The mention of a “global welfare state” was striking. It must be Rubio’s direct response to his many critics who said that his decision to dismantle USAID and to remove tens of billions of foreign aid from the world’s poorest was a disastrous decision of great cruelty and unforgivable immorality. Rubio’s response seems to be that the increased suffering among the world’s poorest may not be such a bad thing after all. It will be good for America, he implied, because it will help it preserve its “freedom of action”. If our aim is to rescue the greatest civilization in human history, some loss of life may be necessary.
Exactly the same thinking may be now motivating the war against Iran. If the people of Iran are seen by the Trump administration as adversaries in a global battle of civilizations and as enduring enemies of our “way of life”, then international law will be a fallacy and war inevitable, if not desirable. Peaceful co-existence will be just a temporary modus vivendi. This is what the US “Secretary of War” is reported to have written in a book called, appropriately, “American Crusade”.

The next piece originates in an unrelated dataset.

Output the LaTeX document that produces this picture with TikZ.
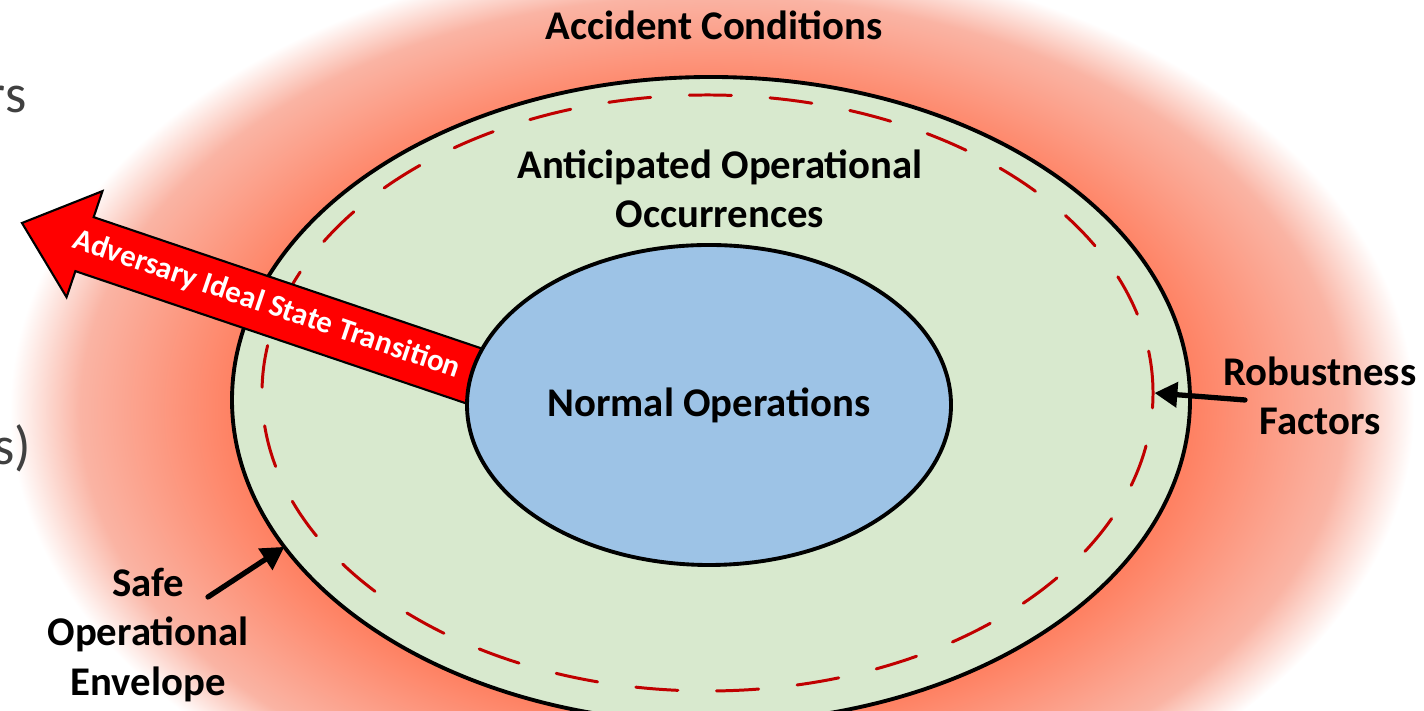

We used to dismiss these views as ill-informed and insignificant, the result of ignorance and hatred. Yet, they seem to have, suddenly, become dominant in American political life. We cannot ignore them any longer. If these ancient delusions of civilizational war truly motivate the current American government, then the decision to start this new war may have been something much worse than a tragic miscalculation. It may also be a grave ethical wrong, the manifestation of true contempt for much of the world. If the revival of this hateful ideology goes unnoticed by America’s international allies and stays unchecked by its domestic political opposition, it will most certainly cause further conflicts in the name of cultural ‘dominance’ in the near future, with dire consequences for the international rule of law and for the world.